The Right Hon. FRANCIS BLACKBURNE, late Lord Chancellor of Ireland, died at Rathfarnham Castle, at the age of 85 years. He played an active and distinguished part in the history of this country for a period of extraordinary duration, and his name is associated with some of its most remarkable incidents. He was descended on the maternal side from Dr Ezekiel Hopkins, Bishop of Derry during the famous siege. He was born 1782 at Footstown, Co. Neath, entered Trin. Coll. Dublin, 1798, was called to the Bar 1805, and in 1822 was appointed King's Counsel. In 1823 he was appointed to act as Judge in Limerick and Clare, to enforce the Insurrection Act, and so continued until 1825, gaining the attachment of all parties by the impartiality of his conduct. Under the Ministry of Earl Grey he was made Attorney General in 1830, a period of great excitement and peril. He proved himself in all respects equal to the emergency, and vindicated the law with firmness, vigour, and moderation. He remained in office under the brief administration of Sir Robert Peel, to whose political views he then attached himself, having previously professed Whig principles, and he retired in 1835. On the return of the Conservative Ministry to power in 1841 he was reinstated in the office of Attorney-General, and in the following year, on the death of Sir Michael O'Loghlen, he was promoted to the office of Master of the Rolls. In 1846 he was transferred to the Chief Justiceship of the Queen's Bench, and in that capacity presided at the Special Commission which tried Mr Smith O'Brien and his associates in 1848. In 1852, he was promoted by Lord Derby to the office of Lord Chancellor, which he vacated on the retirement of his friends. In 1856, when the office of Lord Justice of appeal in Chancery was created, the Whig Government did not allow political considerations to outweigh their sense of his eminent fitness for it. He retained it until the return of the present
Ministry to power, when he was induced to accept the Great Seal again, although it involved a serious sacrifice. Early in the present year, in consequence of failing health, he resigned.

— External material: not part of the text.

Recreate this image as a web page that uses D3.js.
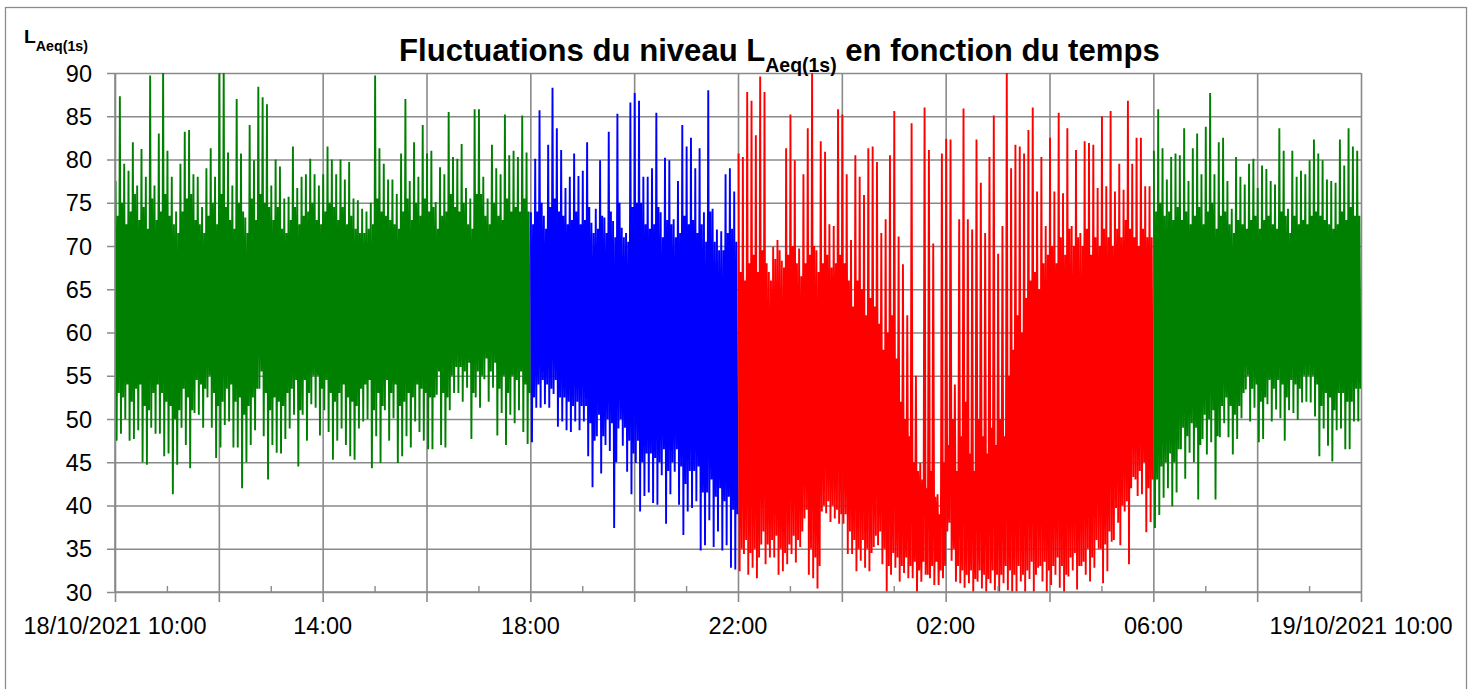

GEORGE MCLELLAND, Esq., W.S. (1823), whose decease was noted last month, was born at Ayr, where his father was a writer and banker. He was a member of the Juridical Society of Edinburgh. At the dissolution of the firm of Hunter, Campbell, & Cathcart, W.S., in 1834, he became a partner of the new firm of Hunter, Campbell, & Co., in which he continued till its dissolution in 1843, after which he devoted himself exclusively to the ministry of the Apostolic Church, Broughton Street, to which he had belonged since its origin in 1834. In 1845, he went to America, and remained in the discharge of his ministerial duties in the United States and in Canada for fourteen years. He is the author of various books, among others of "The End of the Dispensation" and "The Human Nature of Christ," two discourses.
HUGH HANDYSIDE, Esq., W.S. (1827), died at Kirkton Lodge, Murrayfield, on Nov. 3. Mr Handyside was best known as Secretary to the Sustentation Fund, Church and Manse Building, and other Committees of the Free Church.
PATRICK GRAHAM, W.S. (1824), (firm, Graham & Johnston, W.S.), died at Edinburgh 15th Nov. He was for many years in partnership with Mr Peter Anderson, W.S., Law Agent for the City of Edinburgh, under the firm of Graham & Anderson. On Mr Anderson's death, Mr Graham succeeded him in that office, which he held till his death.
THOMAS BARTY, Esq., Solr., N.P. (1827), (firm, Thomas & J. W. Barty, Dunblane), Joint P. F. for Western District of Perthshire, died at Anchorfield, Dunblane, 15th Nov. He was Clerk to the Income Tax and Assessed Taxes, and District Prison Board.
Appointments.-Mr Thomas Dickson, whose appointment to the office of Assistant Curator of the Historical Department of the Register House was noted in our July number, has been promoted to the office of Curator of that Department, vacant by the resignation of Mr George Skene, Advocate, formerly Professor of Law at Glasgow. Mr Skene had held the appointment only for a few months.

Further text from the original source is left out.